▸ Exercise task
Please print exactly the lines below, from the start of the material up to and including the line with "415, 416, 416, 414, 413, 411, 408]", but none of the pictures.

=-=-=-=-=

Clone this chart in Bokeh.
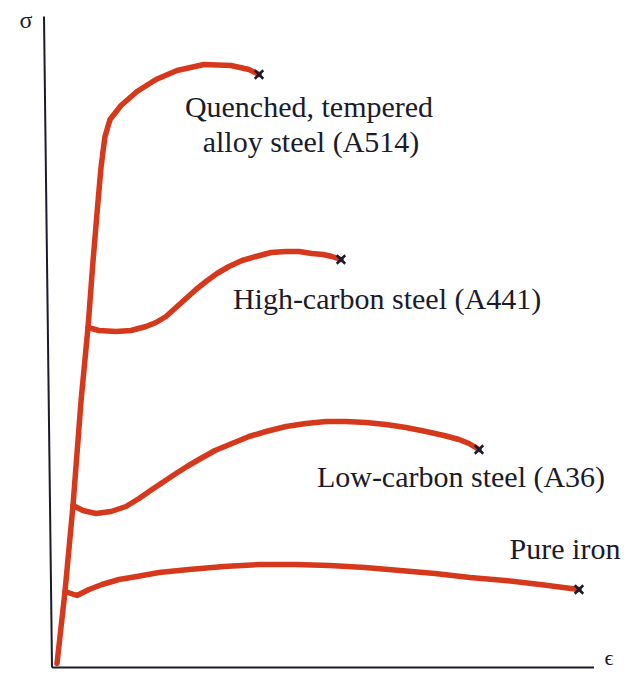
from bokeh.plotting import figure
from bokeh.models import Range1d, ColumnDataSource
from bokeh.core.properties import value
from bokeh.embed import file_html
from bokeh.resources import INLINE

# schematic stress-strain curves (arbitrary units: strain right, stress up)
a514_strain = [5, 13, 21, 29, 36, 41, 46, 49, 51, 53, 58, 69, 85, 104, 125, 152, 179, 197, 207]
a514_stress = [4, 76, 162, 266, 340, 406, 466, 500, 516, 531, 548, 562, 576, 588, 597, 603, 602, 598, 593]

a441_strain = [36, 47, 64, 79, 94, 104, 114, 124, 134, 144, 154, 165, 177, 190, 204,
               219, 234, 247, 260, 271, 280, 289]
a441_stress = [340, 337, 336, 337, 341, 345, 351, 360, 369, 378, 386, 394, 401, 407, 411,
               415, 416, 416, 414, 413, 411, 408]

a36_strain = [21, 31, 44, 59, 74, 87, 100, 112, 124, 135, 147, 163, 180, 197, 214, 234,
              254, 274, 294, 314, 334, 354, 374, 392, 407, 417, 427]
a36_stress = [162, 157, 154, 156, 161, 169, 178, 186, 194, 201, 208, 217, 224, 231, 236, 241,
              244, 246, 246, 245, 243, 240, 236, 232, 228, 224, 218]

iron_strain = [13, 25, 37, 50, 67, 85, 107, 137, 172, 208, 243, 278, 313, 348, 383, 418,
               453, 488, 527]
iron_stress = [76, 72, 78, 83, 88, 91, 95, 98, 101, 103, 103, 102, 100, 97, 94, 90,
               87, 83, 78]

labels = ["Quenched, tempered", "alloy steel (A514)", "High-carbon steel (A441)",
          "Low-carbon steel (A36)", "Pure iron"]
label_x = [257, 259, 335, 409, 513]
label_y = [561, 526, 369, 191, 119]

RED = "#d6381b"
INK = "#1b1b2b"
SERIF = value("Liberation Serif")

p = figure(width=630, height=673, output_backend="svg", toolbar_location=None,
           min_border=0, outline_line_color=None,
           x_range=Range1d(-51.5, 578.5), y_range=Range1d(-6, 667))
p.axis.visible = False
p.grid.visible = False

# axes drawn as lines
p.line([-8, 0], [651, 0], line_color=INK, line_width=2)
p.line([0, 542], [0, 0], line_color=INK, line_width=2)
p.text(x=[-26], y=[648], text=["σ"], text_font=SERIF,
       text_font_size="24px", text_color=INK, text_align="center", text_baseline="middle")
p.text(x=[557], y=[10], text=["ϵ"], text_font=SERIF,
       text_font_size="22px", text_color=INK, text_align="center", text_baseline="middle")

for xs, ys in [(a514_strain, a514_stress), (a441_strain, a441_stress),
               (a36_strain, a36_stress), (iron_strain, iron_stress)]:
    p.line(xs, ys, line_color=RED, line_width=5.5, line_join="round", line_cap="round")
    p.scatter([xs[-1]], [ys[-1]], marker="x", size=12, line_color=INK, line_width=2.5)

src = ColumnDataSource(dict(x=label_x, y=label_y, t=labels))
p.text(x="x", y="y", text="t", source=src, text_font=SERIF,
       text_font_size="30px", text_color=INK, text_align="center", text_baseline="middle")

open("out.html", "w").write(file_html(p, INLINE))
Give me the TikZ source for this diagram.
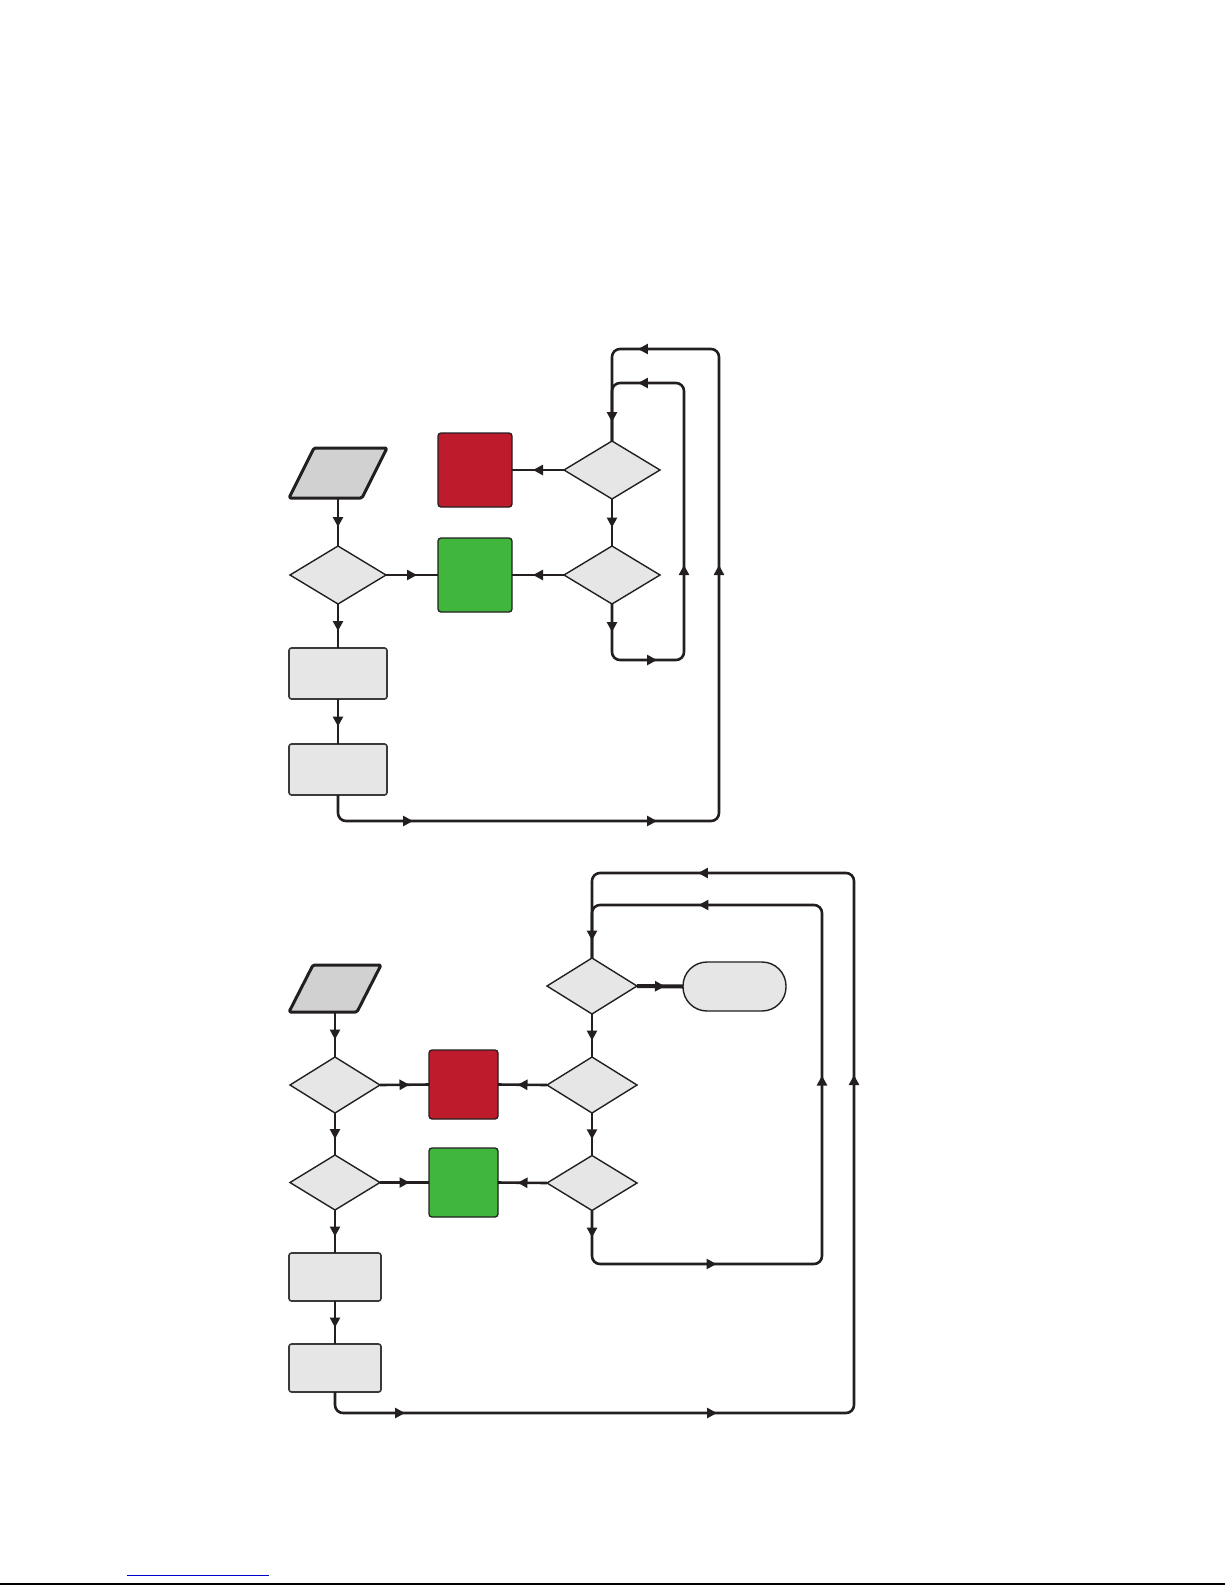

=-=-=-=-=

▸ Solution to this task
Clone this chart in Bokeh.
from bokeh.plotting import figure
from bokeh.models import Range1d, ColumnDataSource
from bokeh.core.properties import value
from bokeh.embed import file_html
from bokeh.resources import INLINE

# schematic stress-strain curves (arbitrary units: strain right, stress up)
a514_strain = [5, 13, 21, 29, 36, 41, 46, 49, 51, 53, 58, 69, 85, 104, 125, 152, 179, 197, 207]
a514_stress = [4, 76, 162, 266, 340, 406, 466, 500, 516, 531, 548, 562, 576, 588, 597, 603, 602, 598, 593]

a441_strain = [36, 47, 64, 79, 94, 104, 114, 124, 134, 144, 154, 165, 177, 190, 204,
               219, 234, 247, 260, 271, 280, 289]
a441_stress = [340, 337, 336, 337, 341, 345, 351, 360, 369, 378, 386, 394, 401, 407, 411,
               415, 416, 416, 414, 413, 411, 408]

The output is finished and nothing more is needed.